People are often caught in the middle between the two warring factions, Nyuykonge said. “People in the diocese are in a dilemma because if you associate with the military, the separatist fighters will consider you as a traitor and your life is at risk. And if you happen to cooperate with the separatist fighters, the military will consider you a traitor and the result for both camps will be the taking away of life,” he said.

 

Ministry is very difficult, said Fimmuchime. “Many parishes are inaccessible because of the road blockages and the presence of many control posts both of the separatist fighters and the Cameroon military,” he said. “Priests cover long distances, trekking from one mission church to another. One of the greatest aspects of pastoral ministry now is feeding the internally displaced. Most of these people who have been rendered homeless find refuge in the (diocesan) Pastoral Centre and the bishop works daily for their upkeep.”

 

The political instability also has led to great danger. “Priests, seminarians, religious and even the lay faithful are frequently being kidnapped and huge sums of money are demanded by the separatist fighters before they are released. I was a one-time victim,” said Fimmuchime. “My bishop was asked to pay a sum of 450,000 francs. I was fortunate to escape, and the money was not paid although my books and (clothes) remained with them.”

 

Though life is difficult in Cameroon, Nyuykonge said he misses his family and seminary classmates, and the traditional dish fufu corn and huckleberry.
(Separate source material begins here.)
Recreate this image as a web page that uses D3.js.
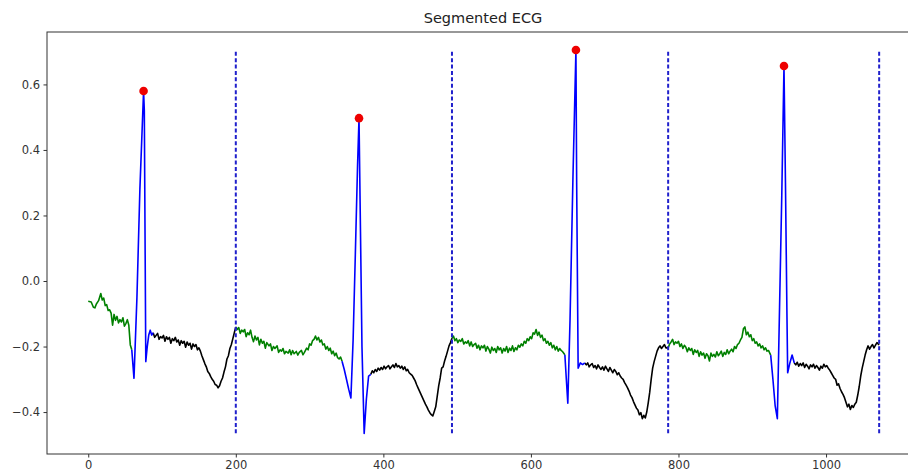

But he’s excited to become a priest. “I also look forward to being a happy priest, serving wherever I am called to serve by the bishop and being able to bring the joy I have always longed for to the people I will minister to,” he said.

 

Fimmuchime echoed that willingness to serve and requested prayers for the people of Cameroon. “I wish that the Diocese of Arlington should join the Diocese of Kumbo in saying the prayer for peace by St. Francis of Assisi. This prayer is said every day in all mission churches in the Diocese of Kumbo after Mass,” he said. “I wish that Masses be said for the innocent souls lost throughout these five years and for the families displaced.”